Никто не выражал соболезнования смуглой и твердой, как из дерева, старухе. Няня Реха уселась, закрыла глаза и не открывала их в продолжение всей церемонии. Посетители проходили мимо, словно она не имела к покойному никакого отношения. А Беатрис не закрывала глаз ни на мгновение, даже чтобы отшатнуться от нарастающей вокруг нее людской массы.
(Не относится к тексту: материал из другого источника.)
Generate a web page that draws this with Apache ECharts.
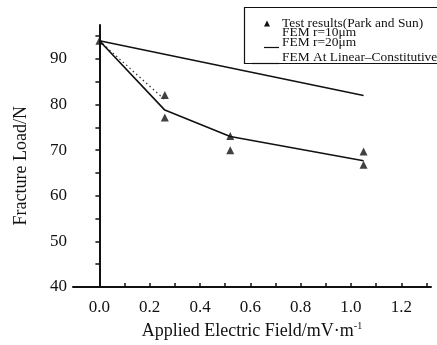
<!DOCTYPE html>
<html>
<head>
<meta charset="utf-8">
<script src="https://cdn.jsdelivr.net/npm/echarts@6/dist/echarts.min.js"></script>
<style>
html,body{margin:0;padding:0;background:#fff;}
#chart{width:437px;height:345px;}
</style>
</head>
<body>
<div id="chart"></div>
<script>
// ---- data ----
var xTickLabels = [0, 0.2, 0.4, 0.6, 0.8, 1.0, 1.2];
var yTickLabels = [40, 50, 60, 70, 80, 90];
var testX = [0, 0.26, 0.26, 0.52, 0.52, 1.05, 1.05];
var testY = [94, 82.1, 77.2, 73.1, 70.0, 69.7, 66.8];
var r10X = [0, 0.265];
var r10Y = [94, 80.8];
var r20X = [0, 0.26, 0.52, 1.05];
var r20Y = [94, 78.8, 73.0, 67.7];
var linX = [0, 1.05];
var linY = [94, 82.0];
var legendNames = ['Test results(Park and Sun)', 'FEM r=10\u03bcm', 'FEM r=20\u03bcm', 'FEM At Linear\u2013Constitutive'];

function pairs(xs, ys) { return xs.map(function (x, i) { return [x, ys[i]]; }); }

var serif = '"Liberation Serif", "DejaVu Serif", serif';
var ink = '#111';

var chart = echarts.init(document.getElementById('chart'), null, {renderer: 'canvas'});
var xMinor = [];
for (var i = 0; i <= 13; i++) xMinor.push(+(i * 0.1).toFixed(1));
var yMinor = [];
for (var v = 40; v <= 95; v += 5) yMinor.push(v);

function legendText(t, y) {
  return {type: 'text', x: 282, y: y, scaleX: 1.12,
    style: {text: t, font: '12px ' + serif, fill: ink, verticalAlign: 'middle'}};
}

chart.setOption({
  backgroundColor: '#fff',
  animation: false,
  grid: {left: 73, right: 6, top: 25, bottom: 58},
  xAxis: {
    type: 'value', min: -0.105, max: 1.318,
    axisLine: {lineStyle: {color: ink, width: 2}},
    splitLine: {show: false},
    axisTick: {show: true, inside: true, length: 4, customValues: xMinor, lineStyle: {color: ink, width: 1.5}},
    axisLabel: {customValues: xTickLabels, margin: 12, color: ink, fontFamily: serif, fontSize: 17,
      formatter: function (v) { return v.toFixed(1); }},
    name: 'Applied Electric Field/mV\u00b7m{s|-1}',
    nameLocation: 'middle', nameGap: 32,
    nameTextStyle: {color: ink, fontFamily: serif, fontSize: 18,
      rich: {s: {fontSize: 10, verticalAlign: 'top', padding: [0, 0, 10, 0], fontFamily: serif, color: ink}}}
  },
  yAxis: {
    type: 'value', min: 40, max: 97.46,
    axisLine: {show: true, lineStyle: {color: ink, width: 2}},
    splitLine: {show: false},
    axisTick: {show: true, inside: false, length: 4, customValues: yMinor, lineStyle: {color: ink, width: 1.5}},
    axisLabel: {customValues: yTickLabels, margin: 6, color: ink, fontFamily: serif, fontSize: 17}
  },
  series: [
    {name: legendNames[1], type: 'line', data: pairs(r10X, r10Y), symbol: 'none',
      lineStyle: {color: '#333', width: 1.2, type: [1.5, 3]}},
    {name: legendNames[2], type: 'line', data: pairs(r20X, r20Y), symbol: 'none',
      lineStyle: {color: ink, width: 1.6}},
    {name: legendNames[3], type: 'line', data: pairs(linX, linY), symbol: 'none',
      lineStyle: {color: ink, width: 1.6}},
    {name: legendNames[0], type: 'scatter', data: pairs(testX, testY), symbol: 'triangle', symbolSize: 8,
      itemStyle: {color: ink}}
  ],
  graphic: [
    {type: 'text', left: 12, top: 106, rotation: Math.PI / 2,
      style: {text: 'Fracture Load/N', font: '18px ' + serif, fill: ink}},
    {type: 'rect', shape: {x: 244.5, y: 7.5, width: 210, height: 56}, style: {fill: 'none', stroke: ink, lineWidth: 1.2}},
    {type: 'polygon', shape: {points: [[267, 20.5], [264, 26.5], [270, 26.5]]}, style: {fill: ink}},
    {type: 'line', shape: {x1: 264, y1: 47.5, x2: 279, y2: 47.5}, style: {stroke: ink, lineWidth: 1.2}},
    {type: 'line', shape: {x1: 252, y1: 63.5, x2: 279, y2: 63.5}, style: {stroke: ink, lineWidth: 1.2}},
    legendText(legendNames[0], 24),
    legendText(legendNames[1], 33),
    legendText(legendNames[2], 42.5),
    legendText(legendNames[3], 58)
  ]
});
</script>
</body>
</html>
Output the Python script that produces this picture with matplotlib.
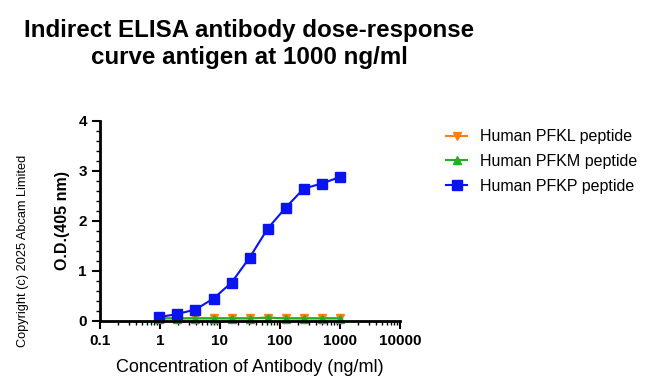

У нее не было сил, чтобы что-то сказать или крикнуть «нет», она не хотела никого видеть и ни с кем разговаривать; не хотела, чтобы кто-то к ней обращался или смотрел на нее; она хотела одного – чтобы ее оставили в покое, потому что тоже чувствовала себя мертвой, сломленной, разрушенной. И если бы в погребе завалялся второй гроб, лучше бы ей улечься в него, и дело с концом – ей, жене убитого мужа и матери пропавшего сына, которых она даже не проводила в последний путь, потому что в это время боролась с молью.
Сидя в гостиной, почти не мигая, она пыталась осознать преждевременное, новое, жестокое, страшное и вечное отсутствие Франсиско. Отныне и навеки. Навсегда. Она знала, что рано или поздно ей придется испить эту чашу до дна. Настанет день, когда она будет созерцать жизнь в полнейшем одиночестве, кое-как занимая себя в неподвижные дневные часы и глядя в потолок в пустые холодные ночи. Она знала, что тоска по Франсиско однажды возьмет свое.
Сегодня она хранила эту тоску в глубине сердца, потому что у нее была еще одна боль, более требовательная, более свербящая. Сегодня у нее не было времени ни размышлять о вдовстве, ни выслушивать чье-то сочувствие. Она хотела спросить всех этих людей об одном: что вы делаете около мертвеца, когда где-то замерзает пропавший ребенок? Если бы она хоть немного доверяла своему предательски ослабевшему телу, она бы вскочила с места и отправилась в горы, выкрикивая что есть силы имя Франсиско-младшего, пока тот не отыщется. Но рот утратил дар речи. А тело забыло, как ходить и держаться прямо.
Она была матерью потерянного сына, но в теле не оставалось сил, а дух был сломлен. Она не могла встать и отправиться на поиски, с ужасом думая, что именно найдет и найдет ли вообще, обреченная навеки скитаться в горах, призывая пропавшего сына, как Плакальщица из легенды. Беатрис позволяла себя обнимать, не противилась обращенным к ней словам утешения. Но ее собственные слова не находили выхода. В этот момент ничто не могло отвлечь ее от ужаса и растерянности, от чудовищной пустоты, которая разверзлась в самом центре ее существа.